From Bush;'s statements involving our missile defense system at the Beoing plant in 2004, to the assertion about his death row executions in Texas while running in 2000, to the prisoners at Gitmo, Bush seems to be surrounded by a thick layer of blasé optimism and downright denial. But what really gets under the skin of most people is not that Bush lied, but that he refuses to acknowledge or admit that he has lied, that this administration doesn’t have a plan B, or that hindsight and optimism are not strategies.
Cannon closes with a fact tempered in historical context- "posterity rewards success". Would FDR been hailed as a heroic war time president had D-Day failed or as someone whose deteriorating health deluded him with a successful campaign that would be fought on two fronts? Had Japan solidified a resolve based on their sense of honor and not surrendered, would Truman have been recounted in the history books as a butcher? If the huge stockpiles of WMD’s, whose sheer size would have to be immense to appease the naysayers, were found within 2 weeks of crossing into Iraq would Bush’s integrity be in question? "Consequences matter more than truths" and presidents will always hold to that because they do not want to be remembered throughout history as "The President who should’ve…"
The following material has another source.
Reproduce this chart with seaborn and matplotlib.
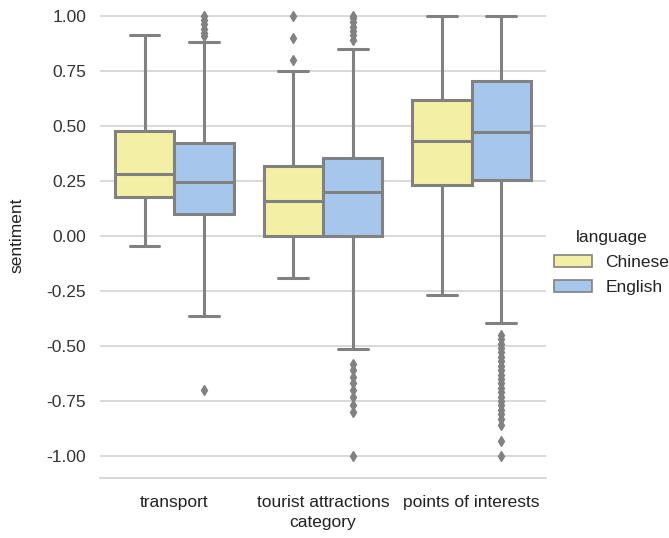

While Kennedy may have lied to the public about why the Russians removed their missiles from Cuba, he knew the truth of the situation well enough to negotiate the compromise that led to their removal. Bush, on the other hand, seems unwilling to recognize that the reality of the situation in Iraq does not conform to his vision of it.
That is a little harsh, even for Cannon, to suggest that Bush sees Iraq through rose colored glasses. Even at the time of print, things were getting better in Iraq- the Red Zones were becoming smaller and that Bush’s vision of Iraq was actually starting to gel. The truth is obscured in Connor’s piece as Iraq is made out to be one big mistake that Bush will look back on with regret and that the history books will rewrite themselves no matter what happens in the Middle East.
Time will either be kind to Bush or it will be his greatest enemy.